Mükerrirlere özgü infaz rejimi ve denetimli serbestlik tedbirlerinin yer aldığı 5275 Sayılı Kanunun 108. maddesinde ise, yalnızca mükerrirler hakkında tayin olunan özgürlüğü bağlayıcı ceza olan hapis cezalarının ne şekilde infaz edileceği belirtilmiş olup, bu maddede adli para cezasının infazı konusunda her hangi bir düzenleme bulunmamaktadır.
5275 Sayılı Ceza ve Güvenlik Tedbirlerinin İnfazı Hakkında Kanunun 106. maddesinde adli para cezasının infazı düzenlenmiş olup, bu maddede mükerrirler hakkında hükmolunan “adli para cezasının” infazına ilişkin bir düzenlemeye yer verilmemiştir.
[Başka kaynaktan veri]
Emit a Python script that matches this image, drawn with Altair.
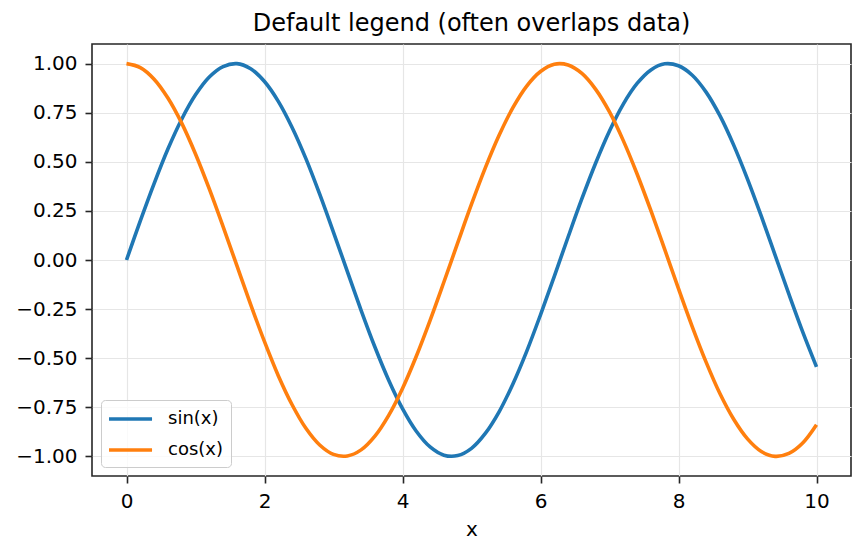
import altair as alt
import pandas as pd

X = [0.0, 0.2, 0.4, 0.6, 0.8, 1.0, 1.2, 1.4, 1.6, 1.8,
     2.0, 2.2, 2.4, 2.6, 2.8, 3.0, 3.2, 3.4, 3.6, 3.8,
     4.0, 4.2, 4.4, 4.6, 4.8, 5.0, 5.2, 5.4, 5.6, 5.8,
     6.0, 6.2, 6.4, 6.6, 6.8, 7.0, 7.2, 7.4, 7.6, 7.8,
     8.0, 8.2, 8.4, 8.6, 8.8, 9.0, 9.2, 9.4, 9.6, 9.8, 10.0]

SIN = [0.000, 0.199, 0.389, 0.565, 0.717, 0.841, 0.932, 0.985, 1.000, 0.974,
       0.909, 0.808, 0.675, 0.516, 0.335, 0.141, -0.058, -0.256, -0.443, -0.612,
       -0.757, -0.872, -0.952, -0.994, -0.996, -0.959, -0.883, -0.773, -0.631, -0.465,
       -0.279, -0.083, 0.117, 0.312, 0.494, 0.657, 0.794, 0.899, 0.968, 0.999,
       0.989, 0.941, 0.855, 0.735, 0.585, 0.412, 0.223, 0.025, -0.174, -0.366, -0.544]

COS = [1.000, 0.980, 0.921, 0.825, 0.697, 0.540, 0.362, 0.170, -0.029, -0.227,
       -0.416, -0.589, -0.737, -0.857, -0.942, -0.990, -0.998, -0.967, -0.897, -0.791,
       -0.654, -0.490, -0.307, -0.112, 0.087, 0.284, 0.469, 0.635, 0.776, 0.886,
       0.960, 0.997, 0.993, 0.950, 0.869, 0.754, 0.608, 0.438, 0.251, 0.054,
       -0.146, -0.340, -0.520, -0.680, -0.811, -0.911, -0.975, -1.000, -0.985, -0.932, -0.839]

SERIES = ["sin(x)", "cos(x)"]
COLORS = ["#1f77b4", "#ff7f0e"]
X_TICKS = [0, 2, 4, 6, 8, 10]
Y_TICKS = [-1.0, -0.75, -0.5, -0.25, 0.0, 0.25, 0.5, 0.75, 1.0]

rows = []
for name, vals in zip(SERIES, [SIN, COS]):
    for xv, yv in zip(X, vals):
        rows.append({"x": xv, "y": yv, "series": name})
df = pd.DataFrame(rows)

FONT = "DejaVu Sans"

chart = alt.Chart(df).mark_line(strokeWidth=3.6, interpolate="catmull-rom").encode(
    x=alt.X("x:Q", title="x",
            scale=alt.Scale(domain=[-0.5, 10.5], nice=False, zero=False),
            axis=alt.Axis(values=X_TICKS, format="d", labelPadding=8, titlePadding=8)),
    y=alt.Y("y:Q", title=None,
            scale=alt.Scale(domain=[-1.1, 1.1], nice=False, zero=False),
            axis=alt.Axis(values=Y_TICKS, format=".2f", labelPadding=8)),
    color=alt.Color("series:N",
                    scale=alt.Scale(domain=SERIES, range=COLORS),
                    sort=SERIES,
                    legend=alt.Legend(
                        title=None, orient="bottom-left", offset=9,
                        symbolType="M-1.22,0H3.56", symbolSize=324,
                        symbolStrokeWidth=3.5, symbolFillColor="transparent",
                        labelFontSize=18, labelFont=FONT, labelColor="#000000",
                        labelOffset=37, rowPadding=11, padding=8,
                        fillColor="rgba(255,255,255,0.8)", strokeColor="#cccccc",
                        cornerRadius=4)),
).properties(
    width=759, height=432,
    title=alt.Title("Default legend (often overlaps data)", fontSize=24, font=FONT,
                    fontWeight="normal", color="#000000", offset=8, anchor="middle"),
    autosize=alt.AutoSizeParams(type="none"),
    padding={"left": 92, "top": 44, "right": 14, "bottom": 78},
).configure_view(
    stroke="#262626", strokeWidth=1.6
).configure_axis(
    labelFont=FONT, titleFont=FONT, labelFontSize=20, titleFontSize=20,
    titleFontWeight="normal", labelColor="#000000", titleColor="#000000",
    domain=False, tickColor="#262626", tickWidth=1.6, tickSize=7,
    grid=True, gridColor="#e6e6e6", gridWidth=1.2,
)

chart.save("out.html", embed_options={"renderer": "svg", "actions": False})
Bu durumda, 5237 Sayılı TCK.nun 58, 5275 Sayılı Kanunun 106 ve 108. maddeleri birlikte değerlendirildiğinde, sanık hakkında adli para cezasına hükmedilmesi halinde, mükerrirlere özgü infaz rejiminin ve cezanın infazından sonra denetimlik serbestlik tedbirinin uygulanacağının belirtilemeyeceği, sonucu ortaya çıkmaktadır.
Yukarıda açıklanan nedenlerle; sanık hakkında hükmolunan cezanın niteliği itibariyle 5237 Sayılı TCK.nun 58. maddesinin 6 ve 7. fıkraları uyarınca mükerrirlere özgü infaz rejimine göre çektirilmesine ve cezanın infazından sonra denetimlik serbestlik tedbiri uygulanmasına karar verilemeyeceği gözetilmeden yazılı şekilde hüküm kurulması,
Bozmayı gerektirmiş sanığın temyiz itirazları bu itibarla yerinde görüldüğünden hükmün 1412 Sayılı CMUK.nun 321. maddesi gereğince BOZULMASINA, ancak bu aykırılığın aynı kanunun 322. maddesi gereğince düzeltilmesi mümkün bulunduğundan;
“5237 sayılı TCK.nun 58/6. maddesi uyarınca sanığın cezasının mükerrirlere özgü infaz rejimine göre çektirilmesine ve aynı kanunun 58/7. maddesi gereğince cezanın infazından sonra denetimli serbestlik tedbirinin uygulanmasına” ilişkin bölümün hükümden çıkartılmasına, karar verilmek suretiyle;
Sair yönleri usul ve yasaya uygun olan hükmün DÜZELTİLEREK ONANMASINA, 06.05.2010 gününde oybirliğiyle karar verildi.